-- START TASK INPUT --
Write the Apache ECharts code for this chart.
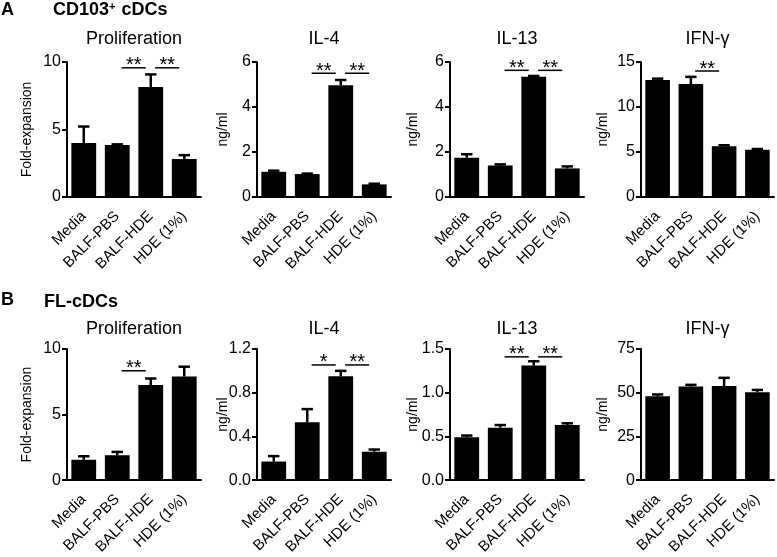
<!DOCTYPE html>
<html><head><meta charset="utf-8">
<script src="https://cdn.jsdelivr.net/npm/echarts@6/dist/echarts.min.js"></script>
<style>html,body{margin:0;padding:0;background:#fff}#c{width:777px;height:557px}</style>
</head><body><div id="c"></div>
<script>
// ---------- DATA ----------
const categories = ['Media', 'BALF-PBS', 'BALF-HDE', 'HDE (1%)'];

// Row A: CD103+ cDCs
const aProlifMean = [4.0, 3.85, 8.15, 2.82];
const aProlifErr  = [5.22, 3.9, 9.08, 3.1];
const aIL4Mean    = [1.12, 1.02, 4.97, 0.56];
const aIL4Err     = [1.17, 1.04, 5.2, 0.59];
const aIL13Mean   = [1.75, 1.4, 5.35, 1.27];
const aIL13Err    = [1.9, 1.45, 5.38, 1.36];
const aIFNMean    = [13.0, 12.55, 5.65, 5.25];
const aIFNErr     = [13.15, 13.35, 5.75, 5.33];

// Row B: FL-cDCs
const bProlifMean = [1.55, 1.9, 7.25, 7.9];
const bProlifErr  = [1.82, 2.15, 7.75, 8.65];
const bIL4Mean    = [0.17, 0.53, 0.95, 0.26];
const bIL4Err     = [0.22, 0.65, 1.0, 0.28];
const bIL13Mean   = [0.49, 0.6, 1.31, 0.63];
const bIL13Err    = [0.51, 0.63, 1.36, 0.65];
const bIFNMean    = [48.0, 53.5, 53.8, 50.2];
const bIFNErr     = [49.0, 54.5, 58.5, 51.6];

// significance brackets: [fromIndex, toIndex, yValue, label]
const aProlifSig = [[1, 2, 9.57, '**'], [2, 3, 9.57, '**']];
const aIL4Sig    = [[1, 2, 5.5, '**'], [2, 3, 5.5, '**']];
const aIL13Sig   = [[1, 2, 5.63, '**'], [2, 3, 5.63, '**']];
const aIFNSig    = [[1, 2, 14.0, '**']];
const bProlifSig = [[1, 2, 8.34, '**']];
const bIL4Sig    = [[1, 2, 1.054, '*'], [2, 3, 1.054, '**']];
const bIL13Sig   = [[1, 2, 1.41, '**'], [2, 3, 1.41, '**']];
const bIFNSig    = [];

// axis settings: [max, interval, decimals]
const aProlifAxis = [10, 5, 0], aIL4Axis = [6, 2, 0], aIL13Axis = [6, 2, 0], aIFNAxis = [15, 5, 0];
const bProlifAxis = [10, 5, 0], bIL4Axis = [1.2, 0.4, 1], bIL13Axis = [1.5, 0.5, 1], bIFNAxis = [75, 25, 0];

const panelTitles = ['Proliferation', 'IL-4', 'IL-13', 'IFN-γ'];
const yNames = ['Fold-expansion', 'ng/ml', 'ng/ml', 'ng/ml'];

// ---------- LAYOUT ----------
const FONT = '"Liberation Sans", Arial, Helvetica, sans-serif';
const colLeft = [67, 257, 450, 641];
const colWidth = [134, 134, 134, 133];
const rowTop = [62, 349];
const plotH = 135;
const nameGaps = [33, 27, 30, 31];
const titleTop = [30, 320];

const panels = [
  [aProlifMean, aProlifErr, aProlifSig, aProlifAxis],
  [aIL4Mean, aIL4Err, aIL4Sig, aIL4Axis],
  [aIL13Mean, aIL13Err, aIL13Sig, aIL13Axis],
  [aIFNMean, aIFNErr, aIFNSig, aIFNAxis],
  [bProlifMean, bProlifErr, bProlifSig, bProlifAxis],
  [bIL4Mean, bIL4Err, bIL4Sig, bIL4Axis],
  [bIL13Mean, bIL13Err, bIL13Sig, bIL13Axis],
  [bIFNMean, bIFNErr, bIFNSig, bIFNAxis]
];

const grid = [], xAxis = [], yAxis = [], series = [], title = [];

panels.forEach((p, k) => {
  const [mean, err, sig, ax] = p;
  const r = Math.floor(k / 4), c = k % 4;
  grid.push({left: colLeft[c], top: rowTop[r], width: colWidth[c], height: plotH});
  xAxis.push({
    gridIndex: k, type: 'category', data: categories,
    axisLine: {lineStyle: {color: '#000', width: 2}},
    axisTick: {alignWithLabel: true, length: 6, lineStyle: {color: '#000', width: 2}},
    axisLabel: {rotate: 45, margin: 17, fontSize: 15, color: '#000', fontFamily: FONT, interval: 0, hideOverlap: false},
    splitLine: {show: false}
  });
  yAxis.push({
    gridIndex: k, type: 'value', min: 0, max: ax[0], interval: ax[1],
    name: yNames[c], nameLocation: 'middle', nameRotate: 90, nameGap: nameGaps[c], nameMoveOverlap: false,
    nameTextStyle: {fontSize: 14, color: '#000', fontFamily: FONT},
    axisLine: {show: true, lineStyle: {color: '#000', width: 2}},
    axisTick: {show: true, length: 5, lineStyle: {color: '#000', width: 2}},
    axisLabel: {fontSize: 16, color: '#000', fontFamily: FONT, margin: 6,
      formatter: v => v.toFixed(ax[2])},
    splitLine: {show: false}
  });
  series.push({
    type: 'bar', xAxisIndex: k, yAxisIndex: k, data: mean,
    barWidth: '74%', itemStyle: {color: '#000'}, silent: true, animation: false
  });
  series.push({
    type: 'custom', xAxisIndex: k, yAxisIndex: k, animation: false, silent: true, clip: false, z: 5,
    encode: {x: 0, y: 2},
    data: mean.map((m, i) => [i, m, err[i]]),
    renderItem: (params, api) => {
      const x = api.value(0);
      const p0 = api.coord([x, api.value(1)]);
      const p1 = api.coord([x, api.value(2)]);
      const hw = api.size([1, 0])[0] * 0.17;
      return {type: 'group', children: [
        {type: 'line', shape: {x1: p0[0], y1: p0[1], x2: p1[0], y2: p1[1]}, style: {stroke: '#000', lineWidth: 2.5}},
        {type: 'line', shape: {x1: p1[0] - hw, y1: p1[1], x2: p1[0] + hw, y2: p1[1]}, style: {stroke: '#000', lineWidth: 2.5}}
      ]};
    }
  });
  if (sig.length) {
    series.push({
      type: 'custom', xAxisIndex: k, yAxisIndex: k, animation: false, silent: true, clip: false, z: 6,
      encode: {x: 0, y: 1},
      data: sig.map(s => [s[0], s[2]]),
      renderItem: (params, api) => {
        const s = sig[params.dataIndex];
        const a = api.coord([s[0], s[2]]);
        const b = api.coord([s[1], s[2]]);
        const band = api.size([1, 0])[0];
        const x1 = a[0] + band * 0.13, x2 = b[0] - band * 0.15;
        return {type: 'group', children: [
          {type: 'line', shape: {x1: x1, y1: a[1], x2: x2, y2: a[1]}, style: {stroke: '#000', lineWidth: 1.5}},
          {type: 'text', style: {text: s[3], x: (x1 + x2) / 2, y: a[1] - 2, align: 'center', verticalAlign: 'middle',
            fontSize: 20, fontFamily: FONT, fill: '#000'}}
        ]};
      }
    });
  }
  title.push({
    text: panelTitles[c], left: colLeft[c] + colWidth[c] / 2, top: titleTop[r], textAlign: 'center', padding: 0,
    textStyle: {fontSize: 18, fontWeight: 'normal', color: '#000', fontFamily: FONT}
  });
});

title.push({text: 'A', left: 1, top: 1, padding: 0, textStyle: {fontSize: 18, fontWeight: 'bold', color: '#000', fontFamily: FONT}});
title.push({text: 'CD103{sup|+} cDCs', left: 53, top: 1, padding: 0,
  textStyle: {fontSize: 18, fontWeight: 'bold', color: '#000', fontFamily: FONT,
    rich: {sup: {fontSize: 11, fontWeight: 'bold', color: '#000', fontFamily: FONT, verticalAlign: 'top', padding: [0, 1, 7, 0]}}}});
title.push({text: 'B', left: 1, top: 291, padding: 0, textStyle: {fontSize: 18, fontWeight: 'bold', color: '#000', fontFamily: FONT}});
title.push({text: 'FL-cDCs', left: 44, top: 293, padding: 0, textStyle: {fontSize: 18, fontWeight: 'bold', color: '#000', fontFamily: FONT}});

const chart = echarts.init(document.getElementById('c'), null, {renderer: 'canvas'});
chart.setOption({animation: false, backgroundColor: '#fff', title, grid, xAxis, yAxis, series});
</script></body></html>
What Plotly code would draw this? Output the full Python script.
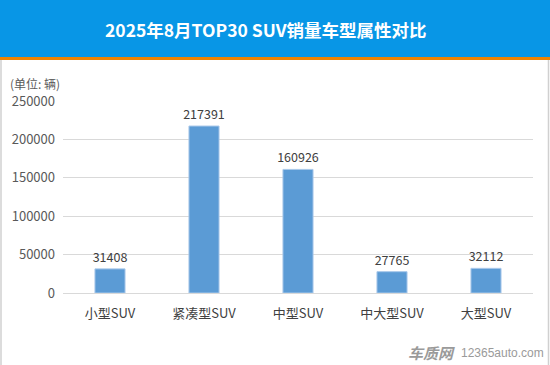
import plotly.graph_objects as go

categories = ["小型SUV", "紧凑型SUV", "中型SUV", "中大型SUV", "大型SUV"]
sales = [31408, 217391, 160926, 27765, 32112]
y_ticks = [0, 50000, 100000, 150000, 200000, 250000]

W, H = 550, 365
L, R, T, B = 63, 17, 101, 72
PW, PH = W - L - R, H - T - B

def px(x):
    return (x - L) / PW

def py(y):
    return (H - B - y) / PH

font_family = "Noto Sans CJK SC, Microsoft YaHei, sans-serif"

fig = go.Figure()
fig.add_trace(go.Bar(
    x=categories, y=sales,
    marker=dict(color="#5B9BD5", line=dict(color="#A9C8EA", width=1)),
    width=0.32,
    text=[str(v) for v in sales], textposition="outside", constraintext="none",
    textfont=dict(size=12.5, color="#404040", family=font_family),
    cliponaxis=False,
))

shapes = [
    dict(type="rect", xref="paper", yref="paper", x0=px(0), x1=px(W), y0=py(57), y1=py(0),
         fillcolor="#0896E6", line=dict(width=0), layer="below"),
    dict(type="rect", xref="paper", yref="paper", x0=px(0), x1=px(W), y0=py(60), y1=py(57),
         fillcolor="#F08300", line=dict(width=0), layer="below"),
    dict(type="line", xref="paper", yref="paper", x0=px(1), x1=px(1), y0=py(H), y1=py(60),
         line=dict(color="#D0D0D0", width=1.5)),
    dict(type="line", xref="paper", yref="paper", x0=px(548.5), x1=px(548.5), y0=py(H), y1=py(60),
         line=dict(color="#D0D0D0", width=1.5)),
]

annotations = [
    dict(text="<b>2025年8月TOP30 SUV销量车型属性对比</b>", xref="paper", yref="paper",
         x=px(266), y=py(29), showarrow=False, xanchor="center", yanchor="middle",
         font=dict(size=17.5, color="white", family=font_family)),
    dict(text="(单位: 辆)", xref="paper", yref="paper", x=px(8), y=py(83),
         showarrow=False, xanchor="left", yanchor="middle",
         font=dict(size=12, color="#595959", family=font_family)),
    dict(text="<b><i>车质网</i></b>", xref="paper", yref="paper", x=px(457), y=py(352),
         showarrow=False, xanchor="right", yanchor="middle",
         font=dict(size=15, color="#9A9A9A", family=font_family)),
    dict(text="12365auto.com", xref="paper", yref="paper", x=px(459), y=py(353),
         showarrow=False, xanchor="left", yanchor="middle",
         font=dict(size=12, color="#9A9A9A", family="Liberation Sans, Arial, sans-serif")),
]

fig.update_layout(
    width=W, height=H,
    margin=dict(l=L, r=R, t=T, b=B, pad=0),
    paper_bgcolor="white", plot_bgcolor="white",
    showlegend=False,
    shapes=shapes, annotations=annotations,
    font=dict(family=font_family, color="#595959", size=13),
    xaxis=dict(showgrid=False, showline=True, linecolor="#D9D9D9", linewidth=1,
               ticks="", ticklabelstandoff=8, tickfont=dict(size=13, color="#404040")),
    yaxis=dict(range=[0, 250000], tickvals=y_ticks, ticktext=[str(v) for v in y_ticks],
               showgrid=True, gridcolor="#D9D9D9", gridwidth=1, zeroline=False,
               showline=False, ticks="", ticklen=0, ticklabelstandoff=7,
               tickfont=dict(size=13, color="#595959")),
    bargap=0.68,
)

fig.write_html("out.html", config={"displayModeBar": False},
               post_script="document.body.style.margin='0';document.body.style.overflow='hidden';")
-- END TASK INPUT --
THE EXERCISE:
Give again, please, precisely the lines that begin the records and run through the line with "54.5, 58.5, 51.6];" in it, keeping both end lines and dropping any pictures.

WRITTEN SOLUTION:
Write the Apache ECharts code for this chart.
<!DOCTYPE html>
<html><head><meta charset="utf-8">
<script src="https://cdn.jsdelivr.net/npm/echarts@6/dist/echarts.min.js"></script>
<style>html,body{margin:0;padding:0;background:#fff}#c{width:777px;height:557px}</style>
</head><body><div id="c"></div>
<script>
// ---------- DATA ----------
const categories = ['Media', 'BALF-PBS', 'BALF-HDE', 'HDE (1%)'];

// Row A: CD103+ cDCs
const aProlifMean = [4.0, 3.85, 8.15, 2.82];
const aProlifErr  = [5.22, 3.9, 9.08, 3.1];
const aIL4Mean    = [1.12, 1.02, 4.97, 0.56];
const aIL4Err     = [1.17, 1.04, 5.2, 0.59];
const aIL13Mean   = [1.75, 1.4, 5.35, 1.27];
const aIL13Err    = [1.9, 1.45, 5.38, 1.36];
const aIFNMean    = [13.0, 12.55, 5.65, 5.25];
const aIFNErr     = [13.15, 13.35, 5.75, 5.33];

// Row B: FL-cDCs
const bProlifMean = [1.55, 1.9, 7.25, 7.9];
const bProlifErr  = [1.82, 2.15, 7.75, 8.65];
const bIL4Mean    = [0.17, 0.53, 0.95, 0.26];
const bIL4Err     = [0.22, 0.65, 1.0, 0.28];
const bIL13Mean   = [0.49, 0.6, 1.31, 0.63];
const bIL13Err    = [0.51, 0.63, 1.36, 0.65];
const bIFNMean    = [48.0, 53.5, 53.8, 50.2];
const bIFNErr     = [49.0, 54.5, 58.5, 51.6];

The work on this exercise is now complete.